* Start SOURCE MATERIAL *

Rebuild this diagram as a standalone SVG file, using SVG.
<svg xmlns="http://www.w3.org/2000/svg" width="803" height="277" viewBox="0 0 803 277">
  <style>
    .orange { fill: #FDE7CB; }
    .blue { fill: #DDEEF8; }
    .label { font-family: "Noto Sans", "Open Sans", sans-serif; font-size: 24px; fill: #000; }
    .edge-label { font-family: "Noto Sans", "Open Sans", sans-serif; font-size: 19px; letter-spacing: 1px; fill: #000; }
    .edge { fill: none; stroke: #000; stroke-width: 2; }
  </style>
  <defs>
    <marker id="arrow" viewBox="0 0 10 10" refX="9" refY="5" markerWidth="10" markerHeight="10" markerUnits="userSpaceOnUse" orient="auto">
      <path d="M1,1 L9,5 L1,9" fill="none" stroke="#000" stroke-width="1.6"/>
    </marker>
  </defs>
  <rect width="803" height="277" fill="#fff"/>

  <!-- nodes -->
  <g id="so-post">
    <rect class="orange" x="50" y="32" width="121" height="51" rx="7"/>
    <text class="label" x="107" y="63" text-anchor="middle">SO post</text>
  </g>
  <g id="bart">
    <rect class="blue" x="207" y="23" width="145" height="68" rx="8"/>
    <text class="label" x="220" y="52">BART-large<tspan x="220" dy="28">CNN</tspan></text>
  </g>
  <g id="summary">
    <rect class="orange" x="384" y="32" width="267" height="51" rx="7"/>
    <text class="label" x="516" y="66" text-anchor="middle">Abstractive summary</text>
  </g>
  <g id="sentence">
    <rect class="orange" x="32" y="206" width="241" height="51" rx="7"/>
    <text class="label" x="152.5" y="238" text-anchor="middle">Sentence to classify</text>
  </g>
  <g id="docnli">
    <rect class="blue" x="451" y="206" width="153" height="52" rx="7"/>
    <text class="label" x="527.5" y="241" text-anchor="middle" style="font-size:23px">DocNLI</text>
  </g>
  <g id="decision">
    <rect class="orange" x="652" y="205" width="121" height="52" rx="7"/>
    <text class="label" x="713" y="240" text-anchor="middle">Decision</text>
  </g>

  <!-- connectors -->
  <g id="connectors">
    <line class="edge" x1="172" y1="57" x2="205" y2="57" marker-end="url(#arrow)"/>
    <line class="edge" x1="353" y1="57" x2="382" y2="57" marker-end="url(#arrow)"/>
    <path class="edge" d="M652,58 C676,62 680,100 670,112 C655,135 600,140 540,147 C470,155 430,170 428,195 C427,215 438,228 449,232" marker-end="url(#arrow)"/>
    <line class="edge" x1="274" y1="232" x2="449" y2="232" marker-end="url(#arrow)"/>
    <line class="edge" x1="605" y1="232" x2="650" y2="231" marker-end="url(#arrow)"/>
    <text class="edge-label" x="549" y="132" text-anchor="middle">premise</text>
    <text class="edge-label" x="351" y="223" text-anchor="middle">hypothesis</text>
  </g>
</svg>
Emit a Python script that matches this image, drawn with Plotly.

* End SOURCE MATERIAL *
* Start SOURCE MATERIAL *

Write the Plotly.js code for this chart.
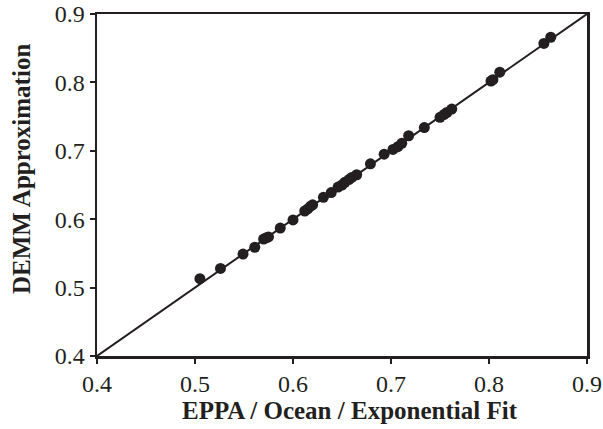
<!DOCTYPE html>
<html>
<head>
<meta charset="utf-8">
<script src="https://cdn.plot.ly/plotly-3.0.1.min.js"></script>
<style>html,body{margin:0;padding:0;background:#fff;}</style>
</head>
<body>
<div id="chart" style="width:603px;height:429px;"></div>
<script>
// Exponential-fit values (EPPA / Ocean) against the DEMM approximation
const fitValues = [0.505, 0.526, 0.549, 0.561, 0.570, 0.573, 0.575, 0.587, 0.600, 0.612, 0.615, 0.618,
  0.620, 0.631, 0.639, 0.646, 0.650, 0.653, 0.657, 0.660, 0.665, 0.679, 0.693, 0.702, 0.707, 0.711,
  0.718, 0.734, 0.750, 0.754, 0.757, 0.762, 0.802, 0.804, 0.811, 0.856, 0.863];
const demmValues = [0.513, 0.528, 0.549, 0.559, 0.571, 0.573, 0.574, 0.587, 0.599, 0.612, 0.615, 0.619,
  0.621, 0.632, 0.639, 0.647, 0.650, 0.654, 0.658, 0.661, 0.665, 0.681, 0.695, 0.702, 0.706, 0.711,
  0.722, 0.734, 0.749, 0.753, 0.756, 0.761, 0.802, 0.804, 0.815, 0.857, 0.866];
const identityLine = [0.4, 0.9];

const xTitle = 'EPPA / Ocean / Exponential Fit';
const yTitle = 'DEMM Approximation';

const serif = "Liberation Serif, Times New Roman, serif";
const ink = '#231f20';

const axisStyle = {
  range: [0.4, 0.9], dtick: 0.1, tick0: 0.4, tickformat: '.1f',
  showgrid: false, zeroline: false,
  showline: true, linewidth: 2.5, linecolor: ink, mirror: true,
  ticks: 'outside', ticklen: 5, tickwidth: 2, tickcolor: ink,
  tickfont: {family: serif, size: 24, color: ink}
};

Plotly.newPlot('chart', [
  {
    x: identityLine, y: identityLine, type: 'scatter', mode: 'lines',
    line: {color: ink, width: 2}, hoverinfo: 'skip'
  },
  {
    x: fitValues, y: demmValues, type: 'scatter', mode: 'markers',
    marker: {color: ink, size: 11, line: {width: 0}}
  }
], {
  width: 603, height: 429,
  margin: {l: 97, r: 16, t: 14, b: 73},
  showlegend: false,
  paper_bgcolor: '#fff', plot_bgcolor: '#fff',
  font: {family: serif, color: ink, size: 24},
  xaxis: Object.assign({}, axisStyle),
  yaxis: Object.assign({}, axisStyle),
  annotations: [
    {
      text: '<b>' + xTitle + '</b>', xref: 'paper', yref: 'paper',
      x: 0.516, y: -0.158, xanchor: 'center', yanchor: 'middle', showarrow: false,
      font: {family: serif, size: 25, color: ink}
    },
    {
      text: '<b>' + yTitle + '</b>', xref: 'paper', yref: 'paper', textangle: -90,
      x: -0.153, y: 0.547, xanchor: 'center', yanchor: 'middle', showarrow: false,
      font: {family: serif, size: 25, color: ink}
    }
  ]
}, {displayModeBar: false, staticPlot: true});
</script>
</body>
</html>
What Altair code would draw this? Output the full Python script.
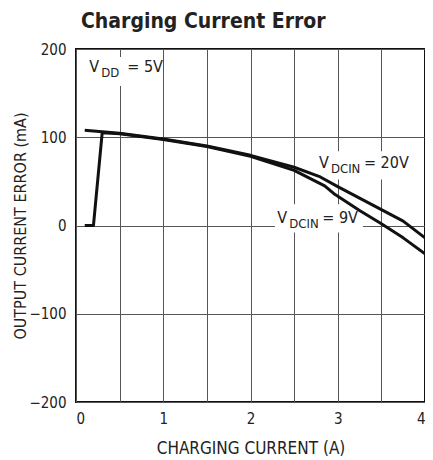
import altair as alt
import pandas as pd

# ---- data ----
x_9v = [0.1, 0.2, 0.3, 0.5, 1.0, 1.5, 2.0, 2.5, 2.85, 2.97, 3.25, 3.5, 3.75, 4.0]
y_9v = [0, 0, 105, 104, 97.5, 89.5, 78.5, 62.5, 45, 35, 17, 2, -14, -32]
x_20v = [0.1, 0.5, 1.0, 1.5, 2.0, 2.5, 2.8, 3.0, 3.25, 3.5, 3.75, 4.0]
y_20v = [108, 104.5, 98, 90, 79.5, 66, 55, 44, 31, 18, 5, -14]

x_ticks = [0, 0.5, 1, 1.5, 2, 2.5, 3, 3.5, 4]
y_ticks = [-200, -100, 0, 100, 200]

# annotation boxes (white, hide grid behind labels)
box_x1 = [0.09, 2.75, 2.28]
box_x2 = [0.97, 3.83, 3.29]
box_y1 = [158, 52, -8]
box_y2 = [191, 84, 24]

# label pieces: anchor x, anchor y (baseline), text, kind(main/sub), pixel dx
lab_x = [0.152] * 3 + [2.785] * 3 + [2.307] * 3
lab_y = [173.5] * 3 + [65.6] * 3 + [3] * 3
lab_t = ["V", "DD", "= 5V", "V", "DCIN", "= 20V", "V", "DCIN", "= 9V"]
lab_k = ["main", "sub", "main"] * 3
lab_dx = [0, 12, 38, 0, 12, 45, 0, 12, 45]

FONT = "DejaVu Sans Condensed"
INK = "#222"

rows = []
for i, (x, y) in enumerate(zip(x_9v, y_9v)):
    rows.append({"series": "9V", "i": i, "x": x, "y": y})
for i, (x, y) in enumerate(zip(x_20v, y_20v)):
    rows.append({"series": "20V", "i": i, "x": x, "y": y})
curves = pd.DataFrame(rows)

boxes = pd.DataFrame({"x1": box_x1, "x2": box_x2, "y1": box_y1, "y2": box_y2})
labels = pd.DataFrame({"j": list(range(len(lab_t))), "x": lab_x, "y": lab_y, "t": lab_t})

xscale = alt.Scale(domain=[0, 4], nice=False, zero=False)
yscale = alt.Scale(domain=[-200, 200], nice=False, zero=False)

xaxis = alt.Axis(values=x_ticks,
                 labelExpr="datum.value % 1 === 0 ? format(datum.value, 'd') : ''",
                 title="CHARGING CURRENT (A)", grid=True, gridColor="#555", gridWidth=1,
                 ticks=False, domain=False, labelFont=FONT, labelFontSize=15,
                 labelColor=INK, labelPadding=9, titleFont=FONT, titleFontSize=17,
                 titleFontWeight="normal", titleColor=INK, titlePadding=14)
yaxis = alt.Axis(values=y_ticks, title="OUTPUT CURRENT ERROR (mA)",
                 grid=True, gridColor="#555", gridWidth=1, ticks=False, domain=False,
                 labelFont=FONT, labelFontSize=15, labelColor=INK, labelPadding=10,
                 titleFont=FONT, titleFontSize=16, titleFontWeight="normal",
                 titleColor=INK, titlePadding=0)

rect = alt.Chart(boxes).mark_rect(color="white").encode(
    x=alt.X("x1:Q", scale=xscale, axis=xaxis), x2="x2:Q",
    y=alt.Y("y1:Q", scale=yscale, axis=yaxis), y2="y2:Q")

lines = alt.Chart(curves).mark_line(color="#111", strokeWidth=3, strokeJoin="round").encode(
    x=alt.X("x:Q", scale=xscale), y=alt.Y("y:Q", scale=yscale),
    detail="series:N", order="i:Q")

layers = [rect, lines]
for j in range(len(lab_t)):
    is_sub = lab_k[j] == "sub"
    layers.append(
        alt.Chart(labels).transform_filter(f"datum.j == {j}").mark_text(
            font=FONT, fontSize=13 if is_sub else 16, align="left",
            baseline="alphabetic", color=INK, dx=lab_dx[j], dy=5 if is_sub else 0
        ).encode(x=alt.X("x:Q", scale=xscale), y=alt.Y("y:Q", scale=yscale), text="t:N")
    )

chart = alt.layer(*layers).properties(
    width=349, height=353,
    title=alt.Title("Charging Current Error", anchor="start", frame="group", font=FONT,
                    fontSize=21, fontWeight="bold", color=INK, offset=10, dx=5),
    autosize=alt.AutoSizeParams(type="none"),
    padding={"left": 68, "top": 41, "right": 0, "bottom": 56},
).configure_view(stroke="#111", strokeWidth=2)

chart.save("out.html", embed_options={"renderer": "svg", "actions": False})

* End SOURCE MATERIAL *
* Start SOURCE MATERIAL *

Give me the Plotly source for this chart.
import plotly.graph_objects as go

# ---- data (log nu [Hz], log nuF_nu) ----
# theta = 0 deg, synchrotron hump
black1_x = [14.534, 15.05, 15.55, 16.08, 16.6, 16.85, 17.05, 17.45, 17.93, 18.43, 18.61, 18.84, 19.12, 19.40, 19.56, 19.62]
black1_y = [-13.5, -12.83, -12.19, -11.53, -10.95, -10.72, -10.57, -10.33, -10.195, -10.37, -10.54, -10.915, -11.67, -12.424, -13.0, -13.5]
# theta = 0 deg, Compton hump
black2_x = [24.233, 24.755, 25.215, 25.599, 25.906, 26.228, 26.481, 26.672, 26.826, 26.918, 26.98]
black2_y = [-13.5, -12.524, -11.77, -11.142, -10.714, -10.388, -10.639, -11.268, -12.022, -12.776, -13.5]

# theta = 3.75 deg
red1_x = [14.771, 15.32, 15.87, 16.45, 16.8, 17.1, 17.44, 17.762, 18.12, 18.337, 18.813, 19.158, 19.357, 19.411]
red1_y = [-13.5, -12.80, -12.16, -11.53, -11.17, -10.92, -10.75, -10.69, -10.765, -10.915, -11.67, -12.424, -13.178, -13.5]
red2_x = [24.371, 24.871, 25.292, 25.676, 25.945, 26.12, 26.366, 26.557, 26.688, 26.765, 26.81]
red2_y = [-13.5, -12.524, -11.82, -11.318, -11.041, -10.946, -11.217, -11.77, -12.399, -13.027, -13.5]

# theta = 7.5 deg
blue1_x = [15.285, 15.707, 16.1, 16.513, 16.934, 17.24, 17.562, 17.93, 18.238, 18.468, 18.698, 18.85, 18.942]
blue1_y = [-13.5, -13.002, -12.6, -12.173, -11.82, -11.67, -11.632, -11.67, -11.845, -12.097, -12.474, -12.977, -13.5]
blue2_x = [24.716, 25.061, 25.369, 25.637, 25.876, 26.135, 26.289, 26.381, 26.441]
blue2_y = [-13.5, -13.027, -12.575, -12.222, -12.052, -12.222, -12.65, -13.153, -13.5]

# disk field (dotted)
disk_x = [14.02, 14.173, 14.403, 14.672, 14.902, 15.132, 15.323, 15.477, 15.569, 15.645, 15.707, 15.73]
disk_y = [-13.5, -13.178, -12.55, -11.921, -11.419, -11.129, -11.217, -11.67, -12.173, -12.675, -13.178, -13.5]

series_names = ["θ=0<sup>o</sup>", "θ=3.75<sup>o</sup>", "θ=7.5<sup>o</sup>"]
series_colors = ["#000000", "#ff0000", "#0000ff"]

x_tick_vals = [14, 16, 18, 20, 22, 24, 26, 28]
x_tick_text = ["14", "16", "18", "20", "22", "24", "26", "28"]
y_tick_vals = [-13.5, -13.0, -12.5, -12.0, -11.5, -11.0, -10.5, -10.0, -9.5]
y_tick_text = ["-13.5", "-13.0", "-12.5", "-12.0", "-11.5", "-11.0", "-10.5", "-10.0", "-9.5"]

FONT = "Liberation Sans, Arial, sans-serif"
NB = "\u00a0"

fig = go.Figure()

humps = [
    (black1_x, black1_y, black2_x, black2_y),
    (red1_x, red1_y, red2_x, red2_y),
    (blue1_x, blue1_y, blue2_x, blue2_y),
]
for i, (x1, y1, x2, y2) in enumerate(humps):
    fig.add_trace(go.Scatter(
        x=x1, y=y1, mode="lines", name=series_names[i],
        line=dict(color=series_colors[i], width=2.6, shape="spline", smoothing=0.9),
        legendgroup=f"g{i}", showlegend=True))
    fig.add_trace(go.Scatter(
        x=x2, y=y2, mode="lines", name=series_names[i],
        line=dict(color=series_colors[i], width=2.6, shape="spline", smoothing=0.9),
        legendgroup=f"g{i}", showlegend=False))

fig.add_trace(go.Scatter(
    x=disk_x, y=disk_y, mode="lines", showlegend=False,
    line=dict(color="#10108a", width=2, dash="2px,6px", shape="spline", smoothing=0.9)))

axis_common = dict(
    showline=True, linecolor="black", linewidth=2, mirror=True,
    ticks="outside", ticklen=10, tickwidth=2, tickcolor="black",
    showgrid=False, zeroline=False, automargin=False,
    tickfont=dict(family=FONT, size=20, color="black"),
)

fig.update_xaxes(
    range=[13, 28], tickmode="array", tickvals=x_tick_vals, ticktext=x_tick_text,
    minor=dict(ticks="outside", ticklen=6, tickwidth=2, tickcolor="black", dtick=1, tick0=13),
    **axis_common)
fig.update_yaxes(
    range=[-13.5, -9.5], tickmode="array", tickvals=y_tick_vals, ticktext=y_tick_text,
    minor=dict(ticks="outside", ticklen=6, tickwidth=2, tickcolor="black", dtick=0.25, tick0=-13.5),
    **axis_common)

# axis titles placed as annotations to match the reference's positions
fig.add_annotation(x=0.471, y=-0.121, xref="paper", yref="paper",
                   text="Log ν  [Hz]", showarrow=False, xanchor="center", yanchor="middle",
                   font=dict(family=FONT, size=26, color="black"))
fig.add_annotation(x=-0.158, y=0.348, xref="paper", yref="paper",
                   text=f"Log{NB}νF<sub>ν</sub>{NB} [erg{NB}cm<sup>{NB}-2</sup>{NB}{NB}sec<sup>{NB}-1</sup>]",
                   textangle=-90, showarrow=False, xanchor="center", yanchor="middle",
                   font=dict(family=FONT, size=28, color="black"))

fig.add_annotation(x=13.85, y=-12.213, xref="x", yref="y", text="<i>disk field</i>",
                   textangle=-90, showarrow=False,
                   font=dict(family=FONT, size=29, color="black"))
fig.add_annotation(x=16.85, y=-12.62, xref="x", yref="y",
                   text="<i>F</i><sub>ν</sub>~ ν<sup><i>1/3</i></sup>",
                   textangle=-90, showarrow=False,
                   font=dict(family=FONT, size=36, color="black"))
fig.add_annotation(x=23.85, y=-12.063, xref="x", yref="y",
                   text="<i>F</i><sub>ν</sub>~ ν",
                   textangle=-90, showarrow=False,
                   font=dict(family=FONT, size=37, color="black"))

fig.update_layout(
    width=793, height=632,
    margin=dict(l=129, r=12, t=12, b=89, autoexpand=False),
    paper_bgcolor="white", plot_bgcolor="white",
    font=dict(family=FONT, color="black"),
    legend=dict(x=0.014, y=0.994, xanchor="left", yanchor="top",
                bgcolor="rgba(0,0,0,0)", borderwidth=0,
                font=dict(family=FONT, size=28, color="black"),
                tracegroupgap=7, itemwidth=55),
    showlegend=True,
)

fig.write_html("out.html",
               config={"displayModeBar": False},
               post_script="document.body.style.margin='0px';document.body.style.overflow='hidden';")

* End SOURCE MATERIAL *

[WRITTEN PROBLEM]
In the listing above, find the lines holding the word "this" and copy them.

[THE SOLUTION]
Rebuild this diagram as a standalone SVG file, using SVG.
Emit a Python script that matches this image, drawn with Plotly.
Write the Plotly.js code for this chart.
What Altair code would draw this? Output the full Python script.
Give me the Plotly source for this chart.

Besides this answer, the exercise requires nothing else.